Zwischen Internetriesen und Startups
Wenn Andreas Mundt mit seinem großen schwarzen Rucksack auftaucht, könnte man ihn für alles Mögliche halten. Für einen Touristen, für den netten Nachbarn von nebenan oder vielleicht auch für einen Lehrer. Ganz bestimmt aber nicht für den Chef einer der mächtigsten Behörden Deutschlands, des Bundeskartellamts. Das liegt nicht nur am Rucksack, in dem Mundt seine Akten herumträgt, sondern auch an der offenen Art, die dem 55-Jährigen schon durch seinen Geburtsort Bonn in die Wiege gelegt worden ist. Doch Outfit und Gestus können leicht darüber hinwegtäuschen, dass Mundt in der Sache knallhart ist. Wenn es darum geht, den Wettbewerb zu verteidigen, legt sich der Jurist gerne auch mit den ganz Großen an. Seine Lieblingsgegner derzeit: Internetriesen wie Facebook, Google, Amazon und Co.

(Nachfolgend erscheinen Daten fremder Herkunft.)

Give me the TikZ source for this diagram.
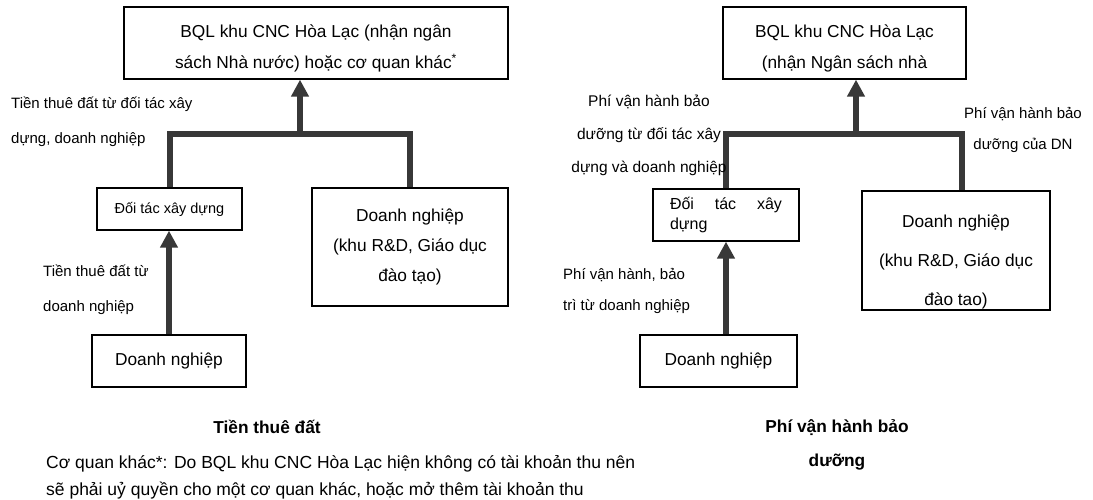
\documentclass[tikz,border=0pt]{standalone}
\usepackage{fontspec}
\setmainfont{Liberation Sans}
\usetikzlibrary{arrows.meta}

\begin{document}
\begin{tikzpicture}[x=1pt, y=-1pt, line join=miter,
    hop/.style={draw, line width=1.3pt, inner sep=0pt, align=center, font=\fontsize{17.3}{31}\selectfont},
    flow/.style={draw=black!78, line width=6pt},
    tip/.style={flow, -{Triangle[width=17pt,length=17pt]}},
    nhan/.style={inner sep=0pt, anchor=west, align=left, font=\fontsize{15}{35}\selectfont},
    tieude/.style={inner sep=0pt, align=center, font=\bfseries\fontsize{17.3}{34}\selectfont}]
  \useasboundingbox (0,0) rectangle (1093,500);
  % Tien thue dat
  \node[hop, minimum width=384pt, minimum height=72pt] (bqlA) at (316,43) {\rule{0pt}{24pt}BQL khu CNC Hòa Lạc (nhận ngân\\sách Nhà nước) hoặc cơ quan khác\textsuperscript{*}};
  \node[hop, minimum width=145pt, minimum height=42pt, font=\fontsize{14.5}{20}\selectfont] (dtxdA) at (169.5,209) {Đối tác xây dựng};
  \node[hop, minimum width=196pt, minimum height=118pt, font=\fontsize{17.3}{30}\selectfont] (dnA) at (410,247) {Doanh nghiệp\\(khu R\&D, Giáo dục\\đào tạo)};
  \node[hop, minimum width=154pt, minimum height=52pt] (dnA2) at (169,361) {Doanh nghiệp};
  \coordinate (jA) at (300,134);
  \draw[flow] (dtxdA.north) |- (jA) -| (dnA.north);
  \draw[tip] (jA) -- (jA |- bqlA.south);
  \draw[tip] (dnA2.north) -- (dnA2.north |- dtxdA.south);
  \node[nhan] (lbA1) at (11,122) {Tiền thuê đất từ đối tác xây\\dựng, doanh nghiệp};
  \node[nhan] (lbA2) at (43,290) {Tiền thuê đất từ\\doanh nghiệp};
  \node[tieude] (ttA) at (267,427) {Tiền thuê đất};
  \node[inner sep=0pt, anchor=west, align=left, font=\fontsize{17.5}{27}\selectfont] (ghichu) at (46,477.5) {Cơ quan khác*: Do BQL khu CNC Hòa Lạc hiện không có tài khoản thu nên\\sẽ phải uỷ quyền cho một cơ quan khác, hoặc mở thêm tài khoản thu};
  % Phi van hanh bao duong
  \node[hop, minimum width=243pt, minimum height=72pt] (bqlB) at (844.5,43) {\rule{0pt}{24pt}BQL khu CNC Hòa Lạc\\(nhận Ngân sách nhà};
  \node[hop, minimum width=146pt, minimum height=52pt, text width=112pt, align=justify, font=\fontsize{16}{20}\selectfont] (dtxdB) at (726,215) {Đối tác xây\linebreak dựng};
  \node[hop, minimum width=188pt, minimum height=119pt] (dnB) at (956,250.5) {};
  \node[inner sep=0pt, align=center, font=\fontsize{17.3}{39}\selectfont] (dnBtxt) at (956,262) {Doanh nghiệp\\(khu R\&D, Giáo dục\\đào tao)};
  \node[hop, minimum width=157pt, minimum height=52pt] (dnB2) at (718.5,361) {Doanh nghiệp};
  \coordinate (jB) at (856,134);
  \draw[flow] (dtxdB.north) |- (jB) -| ([xshift=6pt]dnB.north);
  \draw[tip] (jB) -- (jB |- bqlB.south);
  \draw[tip] (dtxdB.south |- dnB2.north) -- (dtxdB.south);
  \node[nhan, anchor=center, align=center, font=\fontsize{15.5}{33}\selectfont] (lbB1) at (649,135) {Phí vận hành bảo\\dưỡng từ đối tác xây\\dựng và doanh nghiệp};
  \node[nhan, anchor=center, align=center, font=\fontsize{15}{31}\selectfont] (lbB2) at (1023,130) {Phí vận hành bảo\\dưỡng của DN};
  \node[nhan, font=\fontsize{15}{31}\selectfont] (lbB3) at (563,291) {Phí vận hành, bảo\\trì từ doanh nghiệp};
  \node[tieude] (ttB) at (837,445) {Phí vận hành bảo\\dưỡng};
\end{tikzpicture}
\end{document}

Denen will Mundt mit einem neuen Gesetz das Leben schwerer machen. Und er hat dabei einen gewichtigen Verbündeten – Bundeswirtschaftsminister Sigmar Gabriel (SPD). Auch Gabriel ist die Macht der Internetkonzerne, die aus den USA kommen und die europäische Internetwirtschaft dominieren, nicht geheuer. Spätestens seit der Übernahme von Whatsapp durch Facebook sehen Gabriel und Mundt Handlungsbedarf. Denn obwohl Facebook-Chef Mark Zuckerberg beeindruckende 19 Milliarden US-Dollar für den Nachrichtendienst auf den Tisch gelegt hatte, wäre der Deal beinahe an den Wettbewerbsbehörden vorbeigelaufen. Denn die richten sich bei ihrer Prüfung bislang nicht nach dem Kaufpreis, sondern nur nach den Umsätzen der beteiligten Firmen, und der ist bei Whatsapp zu vernachlässigen. Schließlich landete der Fall zwar doch noch bei der EU-Kommission, doch Brüssel winkte die Milliardenübernahme durch – sehr zum Ärger der Deutschen.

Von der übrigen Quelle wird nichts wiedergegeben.